In 2014, research carried out by Professor John Cacioppo at the University of Chicago found loneliness to be twice as bad for older people’s health as obesity!  Let me just repeat that, loneliness is twice as bad for older people’s health than obesity.  Now that statistic really shocked me.  Look at the NHS funding that goes into educating the population about the health risks about obesity, but when did you last see any advice about increasing awareness of the health risks of loneliness?

So you would think that social media, which can help even the shyer amongst us to make and keep in touch with friends, would equate to a dramatically different statistic amongst younger people?  You might therefore be surprised to learn that in 2010 the Mental Health Foundation found loneliness to be a greater concern among young people than the elderly.  The 18-34 year olds surveyed were more likely to feel lonely often, worried about feeling alone and feel depressed because of loneliness than the over 55s.  For all its benefits, social media unfortunately does tend to present people as an idealised online version of themselves.  It gives the impression of them ‘living the life’ which of course, more often than not, is not the reality.  This in turn can put pressure on others to try and compete and achieve the same perceived perfect life, which just adds to the causes of someone’s insecurities and ultimately lead to further depression.  So it turns out that even the most IT savvy younger people, still prefer face to face contact.

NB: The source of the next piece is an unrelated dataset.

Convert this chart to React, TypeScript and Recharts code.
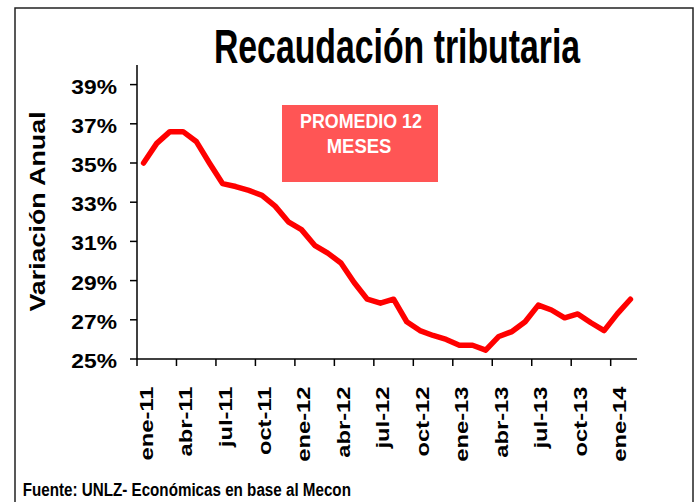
import { LineChart, Line, XAxis, YAxis } from "recharts";

const months = [
  "ene-11", "feb-11", "mar-11", "abr-11", "may-11", "jun-11",
  "jul-11", "ago-11", "sep-11", "oct-11", "nov-11", "dic-11",
  "ene-12", "feb-12", "mar-12", "abr-12", "may-12", "jun-12",
  "jul-12", "ago-12", "sep-12", "oct-12", "nov-12", "dic-12",
  "ene-13", "feb-13", "mar-13", "abr-13", "may-13", "jun-13",
  "jul-13", "ago-13", "sep-13", "oct-13", "nov-13", "dic-13",
  "ene-14", "feb-14",
];

// variación anual, promedio 12 meses (%)
const variacion = [
  35.0, 36.0, 36.6, 36.6, 36.1, 35.0,
  33.95, 33.8, 33.6, 33.35, 32.8, 32.0,
  31.6, 30.8, 30.4, 29.9, 28.9, 28.05,
  27.85, 28.05, 26.9, 26.45, 26.2, 26.0,
  25.7, 25.7, 25.45, 26.15, 26.4, 26.9,
  27.75, 27.5, 27.1, 27.3, 26.85, 26.45,
  27.3, 28.05,
];

const yTicks = [25, 27, 29, 31, 33, 35, 37, 39];

const data = months.map((mes, i) => ({ mes, valor: variacion[i] }));

const W = 694;
const H = 502;
const PLOT = { left: 137, top: 65, right: 637, bottom: 359 };
const band = (PLOT.right - PLOT.left) / months.length;
const FONT = "'Liberation Sans', Arial, sans-serif";

function MonthTick(props: any) {
  const { x, y, payload, index } = props;
  const i = typeof index === "number" ? index : months.indexOf(payload.value);
  if (i % 3 !== 0) return null;
  return (
    <g>
      <line
        x1={x - band / 2}
        x2={x - band / 2}
        y1={y}
        y2={y + 7}
        stroke="#000"
        strokeWidth={1.5}
      />
      <text
        transform={`translate(${x + 9},${y + 27.5}) rotate(-90) scale(1.25,1)`}
        textAnchor="end"
        fontFamily={FONT}
        fontWeight="bold"
        fontSize={19}
        fill="#000"
      >
        {payload.value}
      </text>
    </g>
  );
}

function PctTick(props: any) {
  const { x, y, payload } = props;
  return (
    <text
      transform={`translate(${x},${y + 9}) scale(1.14,1)`}
      textAnchor="end"
      fontFamily={FONT}
      fontWeight="bold"
      fontSize={20}
      fill="#000"
    >
      {payload.value}%
    </text>
  );
}

export default function App() {
  return (
    <div style={{ position: "absolute", left: 0, top: 0, width: W, height: H, background: "#fff" }}>
      <LineChart
        width={W}
        height={H}
        data={data}
        margin={{ top: PLOT.top, right: W - PLOT.right, left: 0, bottom: 0 }}
      >
        <XAxis
          dataKey="mes"
          scale="band"
          interval={0}
          height={H - PLOT.bottom}
          tickSize={0}
          tickMargin={0}
          tickLine={false}
          axisLine={{ stroke: "#000", strokeWidth: 1.5 }}
          tick={<MonthTick />}
        />
        <XAxis
          xAxisId="top"
          dataKey="mes"
          orientation="top"
          height={0}
          tick={false}
          tickLine={false}
          axisLine={{ stroke: "#333", strokeWidth: 1.5 }}
        />
        <YAxis
          domain={[25, 40]}
          ticks={yTicks}
          width={PLOT.left}
          tickSize={7}
          tickMargin={13}
          tickLine={{ stroke: "#000", strokeWidth: 1.5 }}
          axisLine={{ stroke: "#000", strokeWidth: 1.5 }}
          tick={<PctTick />}
          interval={0}
        />
        <YAxis
          yAxisId="right"
          orientation="right"
          domain={[25, 40]}
          width={0}
          tick={false}
          tickLine={false}
          axisLine={{ stroke: "#333", strokeWidth: 1.5 }}
        />
        <Line
          type="linear"
          dataKey="valor"
          stroke="#ff0000"
          strokeWidth={5.5}
          strokeLinejoin="round"
          strokeLinecap="round"
          dot={false}
          activeDot={false}
          isAnimationActive={false}
        />
      </LineChart>

      <svg
        width={W}
        height={H}
        style={{ position: "absolute", left: 0, top: 0, pointerEvents: "none" }}
      >
        <rect x={15} y={8} width={678} height={520} fill="none" stroke="#222" strokeWidth={1.5} />
        <text
          transform="translate(397,63) scale(0.69,1)"
          textAnchor="middle"
          fontFamily={FONT}
          fontWeight="bold"
          fontSize={49}
        >
          Recaudación tributaria
        </text>
        <text
          transform="translate(45,211.5) rotate(-90) scale(1.22,1)"
          textAnchor="middle"
          fontFamily={FONT}
          fontWeight="bold"
          fontSize={22}
        >
          Variación Anual
        </text>
        <rect x={282} y={105} width={156} height={77} fill="#ff5555" />
        <text
          transform="translate(361,128) scale(0.85,1)"
          textAnchor="middle"
          fill="#fff"
          fontFamily={FONT}
          fontWeight="bold"
          fontSize={21}
        >
          PROMEDIO 12
        </text>
        <text
          transform="translate(359,153) scale(0.88,1)"
          textAnchor="middle"
          fill="#fff"
          fontFamily={FONT}
          fontWeight="bold"
          fontSize={21}
        >
          MESES
        </text>
        <text
          transform="translate(22.7,496) scale(0.8,1)"
          fontFamily={FONT}
          fontWeight="bold"
          fontSize={19}
        >
          Fuente: UNLZ- Económicas en base al Mecon
        </text>
      </svg>
    </div>
  );
}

I confess that when I first saw our ‘St Ives Lady’, I just saw ‘another old lady’.  But my husband reminded me of a very important lesson that day.  Stop and not only see the people around us, but sense the people around us.  Now and again, break away from Facebook and Twitter and notice the real people around us, both the old and the young.  Consider offering a random act of kindness, friendship, a good deed or a slice of cake.  That moment may just help break the heavy burden and monotony of depression triggered by loneliness.